-- Start GIVEN INFORMATION --

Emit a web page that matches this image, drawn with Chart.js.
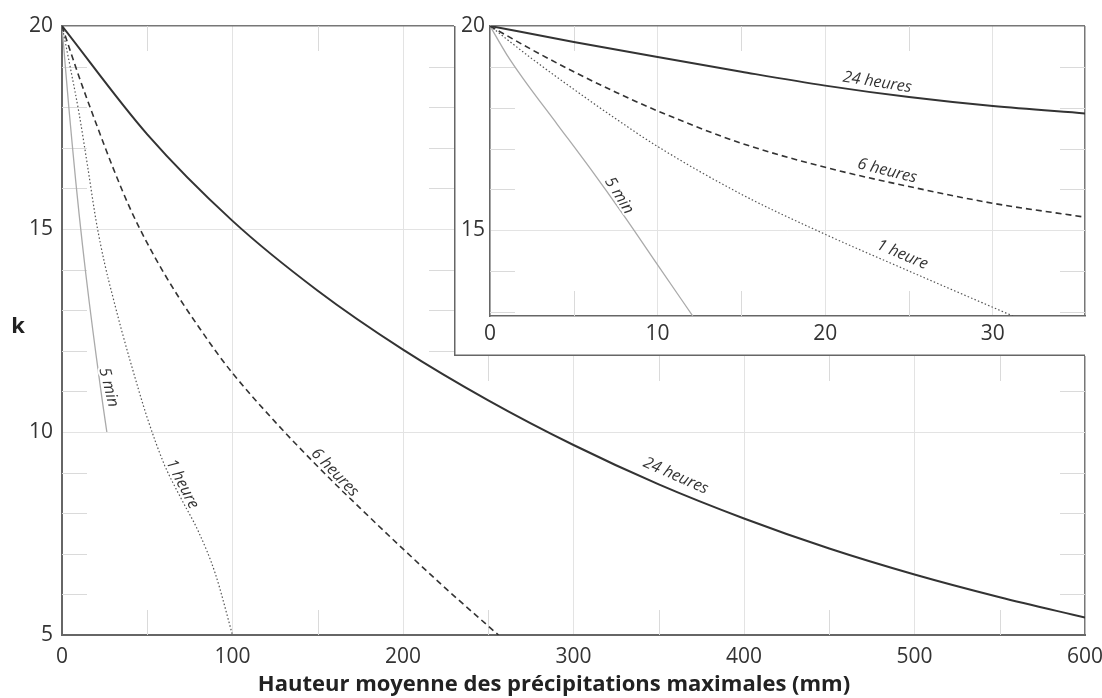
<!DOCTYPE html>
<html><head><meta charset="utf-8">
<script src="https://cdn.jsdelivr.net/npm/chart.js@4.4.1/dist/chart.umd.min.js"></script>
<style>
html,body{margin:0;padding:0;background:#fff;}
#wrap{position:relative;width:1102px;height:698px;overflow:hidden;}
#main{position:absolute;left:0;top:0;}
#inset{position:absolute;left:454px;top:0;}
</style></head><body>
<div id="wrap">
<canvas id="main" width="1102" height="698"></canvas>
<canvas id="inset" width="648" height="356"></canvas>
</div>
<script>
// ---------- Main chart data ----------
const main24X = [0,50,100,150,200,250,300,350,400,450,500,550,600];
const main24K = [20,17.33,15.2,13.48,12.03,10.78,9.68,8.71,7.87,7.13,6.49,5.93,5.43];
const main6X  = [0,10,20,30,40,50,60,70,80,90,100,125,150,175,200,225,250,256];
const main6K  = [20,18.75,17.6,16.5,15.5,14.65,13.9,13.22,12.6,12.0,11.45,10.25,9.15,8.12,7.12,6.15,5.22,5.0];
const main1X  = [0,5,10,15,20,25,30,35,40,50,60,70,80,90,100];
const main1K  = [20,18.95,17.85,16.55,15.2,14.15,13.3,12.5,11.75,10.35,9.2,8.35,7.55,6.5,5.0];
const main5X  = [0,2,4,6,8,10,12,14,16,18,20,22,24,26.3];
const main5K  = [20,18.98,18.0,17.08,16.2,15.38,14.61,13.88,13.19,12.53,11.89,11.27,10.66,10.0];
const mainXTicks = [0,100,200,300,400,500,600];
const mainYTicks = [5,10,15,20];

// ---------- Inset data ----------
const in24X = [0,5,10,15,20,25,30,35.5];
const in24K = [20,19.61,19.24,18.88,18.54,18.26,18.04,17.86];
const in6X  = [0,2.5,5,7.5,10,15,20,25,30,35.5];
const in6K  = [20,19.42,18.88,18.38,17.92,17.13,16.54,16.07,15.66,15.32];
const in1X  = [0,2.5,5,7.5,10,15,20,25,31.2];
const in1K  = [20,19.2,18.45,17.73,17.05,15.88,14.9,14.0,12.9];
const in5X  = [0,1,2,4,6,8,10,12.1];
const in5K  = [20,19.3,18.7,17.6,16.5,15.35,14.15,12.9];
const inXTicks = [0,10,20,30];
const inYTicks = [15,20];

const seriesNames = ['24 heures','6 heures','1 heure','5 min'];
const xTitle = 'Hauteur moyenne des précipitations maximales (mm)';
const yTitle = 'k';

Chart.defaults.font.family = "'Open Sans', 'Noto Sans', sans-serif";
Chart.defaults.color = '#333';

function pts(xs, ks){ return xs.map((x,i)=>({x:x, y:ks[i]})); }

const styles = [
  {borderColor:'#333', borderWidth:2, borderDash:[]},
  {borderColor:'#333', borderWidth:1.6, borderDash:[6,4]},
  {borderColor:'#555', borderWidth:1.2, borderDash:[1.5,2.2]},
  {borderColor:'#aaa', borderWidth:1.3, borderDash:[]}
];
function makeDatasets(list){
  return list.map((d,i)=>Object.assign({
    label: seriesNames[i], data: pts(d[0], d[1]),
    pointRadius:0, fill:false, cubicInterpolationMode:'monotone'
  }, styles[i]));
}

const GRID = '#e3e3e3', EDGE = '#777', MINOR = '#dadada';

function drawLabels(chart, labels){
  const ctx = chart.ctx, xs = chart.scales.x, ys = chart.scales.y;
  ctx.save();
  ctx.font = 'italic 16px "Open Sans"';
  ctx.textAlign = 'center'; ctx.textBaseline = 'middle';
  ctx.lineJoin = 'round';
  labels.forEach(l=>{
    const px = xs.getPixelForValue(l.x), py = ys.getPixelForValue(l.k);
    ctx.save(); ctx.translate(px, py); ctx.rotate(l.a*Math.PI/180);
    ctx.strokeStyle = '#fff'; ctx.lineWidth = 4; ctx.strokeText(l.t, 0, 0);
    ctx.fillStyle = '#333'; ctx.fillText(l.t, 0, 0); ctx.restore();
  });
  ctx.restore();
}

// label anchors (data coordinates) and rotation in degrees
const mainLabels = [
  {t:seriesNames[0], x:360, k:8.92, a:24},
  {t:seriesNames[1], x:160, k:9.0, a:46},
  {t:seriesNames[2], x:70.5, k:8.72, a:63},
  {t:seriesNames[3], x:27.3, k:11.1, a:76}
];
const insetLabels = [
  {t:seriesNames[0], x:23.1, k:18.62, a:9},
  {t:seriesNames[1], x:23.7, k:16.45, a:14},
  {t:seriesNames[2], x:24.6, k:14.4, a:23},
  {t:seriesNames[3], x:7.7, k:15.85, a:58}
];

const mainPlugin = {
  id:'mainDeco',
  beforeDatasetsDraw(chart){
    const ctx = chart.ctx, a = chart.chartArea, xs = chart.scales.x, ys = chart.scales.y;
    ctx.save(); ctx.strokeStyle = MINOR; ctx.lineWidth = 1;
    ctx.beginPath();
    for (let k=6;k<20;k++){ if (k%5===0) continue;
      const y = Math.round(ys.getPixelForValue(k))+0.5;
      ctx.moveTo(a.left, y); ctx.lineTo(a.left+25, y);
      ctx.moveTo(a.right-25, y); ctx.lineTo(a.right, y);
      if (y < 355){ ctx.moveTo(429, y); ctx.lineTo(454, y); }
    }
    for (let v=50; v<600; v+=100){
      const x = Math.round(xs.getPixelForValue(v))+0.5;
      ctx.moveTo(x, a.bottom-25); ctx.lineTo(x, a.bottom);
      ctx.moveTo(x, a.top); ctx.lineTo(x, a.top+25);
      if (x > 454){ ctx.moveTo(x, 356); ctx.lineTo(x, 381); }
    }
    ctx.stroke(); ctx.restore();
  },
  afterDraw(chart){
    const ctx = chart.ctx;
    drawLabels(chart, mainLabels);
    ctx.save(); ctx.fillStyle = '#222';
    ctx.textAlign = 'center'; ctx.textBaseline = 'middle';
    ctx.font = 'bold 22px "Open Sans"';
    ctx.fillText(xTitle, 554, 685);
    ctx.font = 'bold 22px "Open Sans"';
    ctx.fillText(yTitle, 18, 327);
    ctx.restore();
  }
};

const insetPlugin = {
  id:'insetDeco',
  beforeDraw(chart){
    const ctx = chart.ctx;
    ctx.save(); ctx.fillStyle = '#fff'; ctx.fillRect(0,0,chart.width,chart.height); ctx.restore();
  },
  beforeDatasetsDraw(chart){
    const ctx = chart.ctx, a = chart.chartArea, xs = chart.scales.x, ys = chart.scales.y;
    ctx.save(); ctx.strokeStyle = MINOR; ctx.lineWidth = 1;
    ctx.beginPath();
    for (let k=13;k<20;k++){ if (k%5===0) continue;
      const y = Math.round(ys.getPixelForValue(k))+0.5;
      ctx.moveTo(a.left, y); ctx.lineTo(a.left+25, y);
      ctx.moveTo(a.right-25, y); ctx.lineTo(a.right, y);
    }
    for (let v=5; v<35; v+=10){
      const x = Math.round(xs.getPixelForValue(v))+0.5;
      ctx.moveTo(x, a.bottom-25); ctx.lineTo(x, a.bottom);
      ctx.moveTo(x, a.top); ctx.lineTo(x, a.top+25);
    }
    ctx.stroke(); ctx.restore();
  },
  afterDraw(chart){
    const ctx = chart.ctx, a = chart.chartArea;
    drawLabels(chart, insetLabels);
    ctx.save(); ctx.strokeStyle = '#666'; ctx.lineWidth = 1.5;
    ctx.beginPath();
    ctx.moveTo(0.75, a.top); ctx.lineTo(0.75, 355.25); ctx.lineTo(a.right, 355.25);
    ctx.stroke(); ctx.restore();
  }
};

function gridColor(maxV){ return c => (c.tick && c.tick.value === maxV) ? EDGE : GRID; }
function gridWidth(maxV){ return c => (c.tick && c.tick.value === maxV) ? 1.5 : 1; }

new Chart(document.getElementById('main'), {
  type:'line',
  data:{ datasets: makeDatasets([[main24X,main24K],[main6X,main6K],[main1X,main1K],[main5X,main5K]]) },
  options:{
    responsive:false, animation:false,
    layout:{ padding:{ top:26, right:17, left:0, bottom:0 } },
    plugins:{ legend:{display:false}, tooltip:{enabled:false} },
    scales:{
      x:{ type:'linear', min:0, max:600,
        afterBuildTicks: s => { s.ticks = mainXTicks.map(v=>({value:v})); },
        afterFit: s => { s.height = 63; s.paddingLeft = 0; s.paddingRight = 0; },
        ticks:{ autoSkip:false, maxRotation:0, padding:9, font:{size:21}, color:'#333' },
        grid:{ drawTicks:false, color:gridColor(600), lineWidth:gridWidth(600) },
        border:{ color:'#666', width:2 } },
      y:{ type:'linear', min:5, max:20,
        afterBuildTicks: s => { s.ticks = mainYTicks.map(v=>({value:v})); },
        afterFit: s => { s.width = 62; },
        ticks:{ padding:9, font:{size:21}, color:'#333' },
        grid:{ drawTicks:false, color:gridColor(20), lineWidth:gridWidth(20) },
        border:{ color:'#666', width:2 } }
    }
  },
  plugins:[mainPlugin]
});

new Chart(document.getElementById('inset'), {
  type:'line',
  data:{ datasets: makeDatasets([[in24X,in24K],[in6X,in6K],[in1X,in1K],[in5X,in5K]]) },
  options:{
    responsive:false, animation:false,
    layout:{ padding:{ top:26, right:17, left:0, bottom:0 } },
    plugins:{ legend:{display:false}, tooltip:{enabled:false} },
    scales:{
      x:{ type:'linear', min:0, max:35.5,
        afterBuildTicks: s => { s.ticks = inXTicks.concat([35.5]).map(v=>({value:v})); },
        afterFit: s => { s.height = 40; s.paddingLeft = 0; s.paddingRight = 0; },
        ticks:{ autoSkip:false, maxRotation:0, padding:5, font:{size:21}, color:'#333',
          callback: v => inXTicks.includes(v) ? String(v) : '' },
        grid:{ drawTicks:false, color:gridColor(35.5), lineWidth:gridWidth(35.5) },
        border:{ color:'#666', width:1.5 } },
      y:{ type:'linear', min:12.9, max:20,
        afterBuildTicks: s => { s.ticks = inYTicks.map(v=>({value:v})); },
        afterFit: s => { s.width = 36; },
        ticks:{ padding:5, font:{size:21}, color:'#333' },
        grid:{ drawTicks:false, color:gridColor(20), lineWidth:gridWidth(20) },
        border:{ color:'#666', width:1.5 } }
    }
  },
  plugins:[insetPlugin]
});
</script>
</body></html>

-- End GIVEN INFORMATION --
-- Start GIVEN INFORMATION --

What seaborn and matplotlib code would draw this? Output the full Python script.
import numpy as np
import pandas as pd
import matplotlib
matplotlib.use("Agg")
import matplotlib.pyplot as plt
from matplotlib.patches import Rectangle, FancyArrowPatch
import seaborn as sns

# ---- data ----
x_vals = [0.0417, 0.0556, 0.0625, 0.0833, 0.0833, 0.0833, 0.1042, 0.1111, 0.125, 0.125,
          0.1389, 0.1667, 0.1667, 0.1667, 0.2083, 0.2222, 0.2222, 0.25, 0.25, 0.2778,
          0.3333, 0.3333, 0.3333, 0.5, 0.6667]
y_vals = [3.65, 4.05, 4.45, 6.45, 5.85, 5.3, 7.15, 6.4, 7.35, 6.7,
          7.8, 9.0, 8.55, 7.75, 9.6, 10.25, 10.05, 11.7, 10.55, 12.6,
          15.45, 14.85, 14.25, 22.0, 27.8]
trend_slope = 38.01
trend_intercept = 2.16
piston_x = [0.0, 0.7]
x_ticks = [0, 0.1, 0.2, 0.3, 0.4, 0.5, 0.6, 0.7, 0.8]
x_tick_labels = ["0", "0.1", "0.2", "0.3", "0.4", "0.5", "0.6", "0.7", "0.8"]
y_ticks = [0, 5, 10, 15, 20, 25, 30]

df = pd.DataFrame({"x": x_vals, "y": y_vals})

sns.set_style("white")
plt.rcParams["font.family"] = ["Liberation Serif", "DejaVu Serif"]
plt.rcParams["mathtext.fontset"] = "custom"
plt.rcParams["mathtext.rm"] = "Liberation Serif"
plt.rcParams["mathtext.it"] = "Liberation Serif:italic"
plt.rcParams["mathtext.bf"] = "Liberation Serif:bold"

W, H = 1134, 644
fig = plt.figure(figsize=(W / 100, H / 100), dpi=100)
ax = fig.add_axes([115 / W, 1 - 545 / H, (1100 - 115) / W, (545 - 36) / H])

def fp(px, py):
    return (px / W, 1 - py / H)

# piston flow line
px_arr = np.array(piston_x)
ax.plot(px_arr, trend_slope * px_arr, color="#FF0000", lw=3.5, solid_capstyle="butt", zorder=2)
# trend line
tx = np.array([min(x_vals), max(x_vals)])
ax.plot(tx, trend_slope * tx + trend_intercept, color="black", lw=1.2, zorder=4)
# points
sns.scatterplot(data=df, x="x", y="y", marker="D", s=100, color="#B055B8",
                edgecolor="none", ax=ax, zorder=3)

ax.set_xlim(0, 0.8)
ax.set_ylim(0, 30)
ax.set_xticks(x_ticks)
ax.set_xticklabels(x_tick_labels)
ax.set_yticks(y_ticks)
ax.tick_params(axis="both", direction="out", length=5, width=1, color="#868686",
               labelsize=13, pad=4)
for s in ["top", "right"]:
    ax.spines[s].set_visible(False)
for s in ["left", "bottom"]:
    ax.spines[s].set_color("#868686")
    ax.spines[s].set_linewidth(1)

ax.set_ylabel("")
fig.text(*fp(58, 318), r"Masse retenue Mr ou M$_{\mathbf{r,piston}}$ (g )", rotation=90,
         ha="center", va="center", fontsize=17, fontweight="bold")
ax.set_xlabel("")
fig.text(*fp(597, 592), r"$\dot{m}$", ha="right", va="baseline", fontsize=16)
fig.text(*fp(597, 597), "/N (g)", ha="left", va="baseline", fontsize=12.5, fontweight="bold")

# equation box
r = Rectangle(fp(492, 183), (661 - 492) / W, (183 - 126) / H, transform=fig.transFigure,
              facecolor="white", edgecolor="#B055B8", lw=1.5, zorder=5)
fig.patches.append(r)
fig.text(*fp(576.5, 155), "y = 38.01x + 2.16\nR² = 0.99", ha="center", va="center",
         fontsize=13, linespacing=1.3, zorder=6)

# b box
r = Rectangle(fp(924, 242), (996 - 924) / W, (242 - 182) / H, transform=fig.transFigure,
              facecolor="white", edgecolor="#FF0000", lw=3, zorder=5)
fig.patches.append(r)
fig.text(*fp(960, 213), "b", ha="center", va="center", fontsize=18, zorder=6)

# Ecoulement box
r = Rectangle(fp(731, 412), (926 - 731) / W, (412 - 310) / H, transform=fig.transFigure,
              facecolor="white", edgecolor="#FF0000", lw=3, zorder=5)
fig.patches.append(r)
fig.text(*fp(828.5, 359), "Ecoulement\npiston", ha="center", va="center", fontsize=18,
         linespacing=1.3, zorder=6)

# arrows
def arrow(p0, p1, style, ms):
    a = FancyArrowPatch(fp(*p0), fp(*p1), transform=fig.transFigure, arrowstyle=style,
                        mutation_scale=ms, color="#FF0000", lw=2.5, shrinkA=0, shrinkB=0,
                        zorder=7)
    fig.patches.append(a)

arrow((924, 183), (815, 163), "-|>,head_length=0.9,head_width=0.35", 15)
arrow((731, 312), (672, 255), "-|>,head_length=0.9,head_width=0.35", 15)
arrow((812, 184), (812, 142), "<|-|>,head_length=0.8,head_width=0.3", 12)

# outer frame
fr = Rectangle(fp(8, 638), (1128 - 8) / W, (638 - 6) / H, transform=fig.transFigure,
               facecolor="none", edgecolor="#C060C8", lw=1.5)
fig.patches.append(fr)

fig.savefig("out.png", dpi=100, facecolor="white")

-- End GIVEN INFORMATION --

◆ AIM ◆
Take only the lines above from the one that has "Emit a web page" through the one that has "const mainYTicks = [5,10,15,20];" and reproduce them exactly, omitting any pictures.

◆ SOLUTION FOR THIS TASK ◆
Emit a web page that matches this image, drawn with Chart.js.
<!DOCTYPE html>
<html><head><meta charset="utf-8">
<script src="https://cdn.jsdelivr.net/npm/chart.js@4.4.1/dist/chart.umd.min.js"></script>
<style>
html,body{margin:0;padding:0;background:#fff;}
#wrap{position:relative;width:1102px;height:698px;overflow:hidden;}
#main{position:absolute;left:0;top:0;}
#inset{position:absolute;left:454px;top:0;}
</style></head><body>
<div id="wrap">
<canvas id="main" width="1102" height="698"></canvas>
<canvas id="inset" width="648" height="356"></canvas>
</div>
<script>
// ---------- Main chart data ----------
const main24X = [0,50,100,150,200,250,300,350,400,450,500,550,600];
const main24K = [20,17.33,15.2,13.48,12.03,10.78,9.68,8.71,7.87,7.13,6.49,5.93,5.43];
const main6X  = [0,10,20,30,40,50,60,70,80,90,100,125,150,175,200,225,250,256];
const main6K  = [20,18.75,17.6,16.5,15.5,14.65,13.9,13.22,12.6,12.0,11.45,10.25,9.15,8.12,7.12,6.15,5.22,5.0];
const main1X  = [0,5,10,15,20,25,30,35,40,50,60,70,80,90,100];
const main1K  = [20,18.95,17.85,16.55,15.2,14.15,13.3,12.5,11.75,10.35,9.2,8.35,7.55,6.5,5.0];
const main5X  = [0,2,4,6,8,10,12,14,16,18,20,22,24,26.3];
const main5K  = [20,18.98,18.0,17.08,16.2,15.38,14.61,13.88,13.19,12.53,11.89,11.27,10.66,10.0];
const mainXTicks = [0,100,200,300,400,500,600];
const mainYTicks = [5,10,15,20];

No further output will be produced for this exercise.